On Wednesday, BBVA reported a 2022 profit of €6.4 billion, the largest profit in its history. Driving this profit, the bank’s interest margin grew by a whopping 30.4 percent, commission income by 12.3 percent, and loans by 13.3 percent.

Banco Santander posted an annual net profit of €9.6 billion, up 18 percent from 2021 and higher than forecasted by analysts polled by financial data firm FactSet.

READ ALSO: Banco Santander posts record profit as rates rise

Given these record-breaking profits, especially against the backdrop of a prolonged cost of living and inflationary crisis in Spain, Díaz has said the government must act decisively to “freeze mortgages” and “moderate profits.”

“The crisis cannot be an excuse to earn more,” she said, adding that the rise in the Euribor rate is “very serious”, with the average increase (estimated to be €258 per month) “impossible to bear” for normal Spaniards.

Euribor is the interest rate most often used to work out mortgage payments and calculate both variable and fixed rates.

READ ALSO: What the Euribor rise means for property buyers and owners in Spain

It is anchored to the interest rate set by the European Central Bank (ECB), and, as we are now seeing, quite responsive to global economic events. By the end of January, the rate had risen to almost 3.4 percent, the highest level since December 2008.

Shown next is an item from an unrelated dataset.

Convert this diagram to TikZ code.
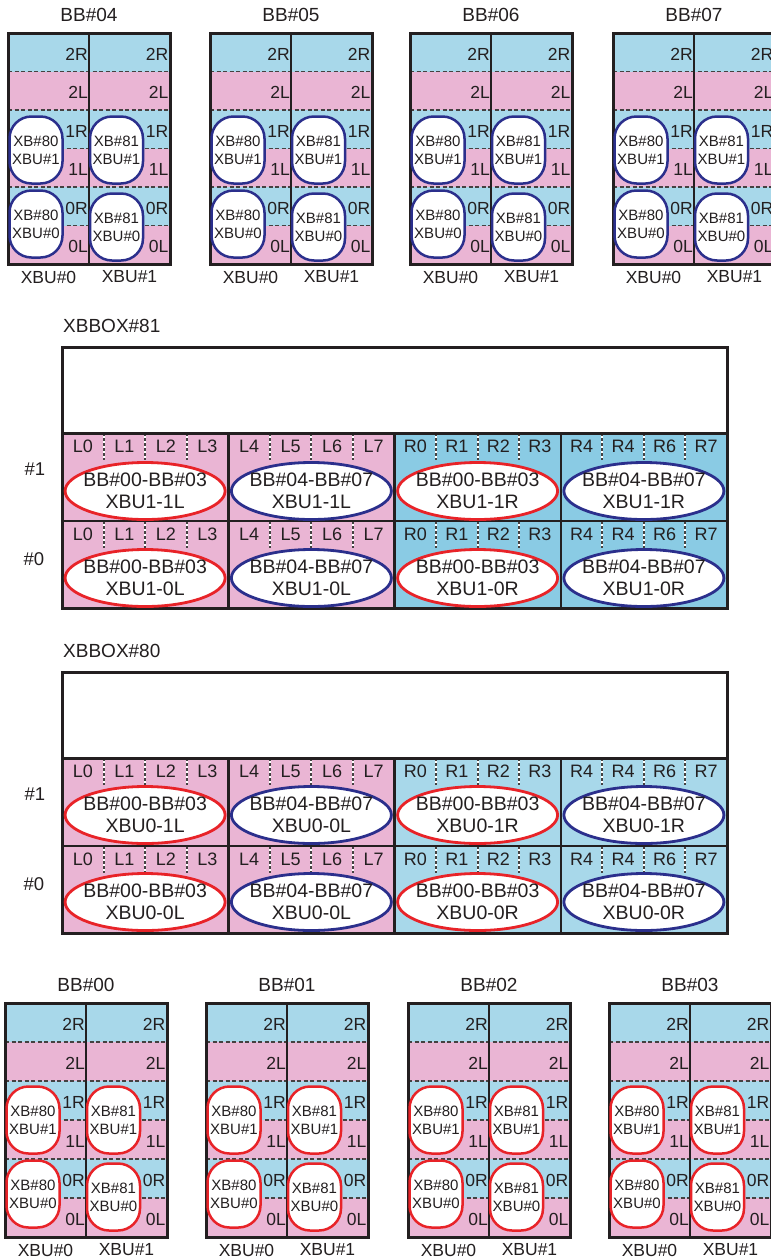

“While the rise of the Euribor will increase the average mortgage payment by €250 per month, BBVA’s profits grow by 38 percent to reach €6.4 billion, the largest in its history. The crisis cannot be an excuse to earn more. Freeze mortgages, moderate profits,” Díaz wrote on Twitter on Wednesday January 31st.

Banks respond

Unsurprisingly, Spanish banks are not exactly keen on Díaz’s idea. BBVA President, Carlos Torres, said “I trust what will happen is that the benefits of a market economy continue to be defended”. 

Torres also tried to remind people of the “negative years” that BBVA has endured, with “many billions of negatives”. 

It remains to be seen how persuasive Spaniards or the Spanish government find this comparison, or whether Díaz’s Twitter idea will translate into policy.

Windfall tax

Díaz’s call for a mortgage rate freeze is in line with the Spanish government’s approach to the excess profits of banks and energy companies. In July, the Spanish government introduced a temporary windfall tax on excess profits in order to fund some of the extraordinary measures it was implementing to help the most vulnerable in Spanish society deal with the cost of living crisis.

The government in July introduced a draft bill to slap a temporary 4.8 percent charge on banks’ net interest income and net commissions in 2023 and 2024 to fund measures to ease cost-of-living pressures. Between the new taxes on banks and energy companies, they should generate around €7.0 billion for the state coffers in 2023 and 2024. 

However, in November the ECB published a non-binding legal opinion that suggested Madrid undertake a “thorough analysis of potential negative consequences for the banking sector” of the tax.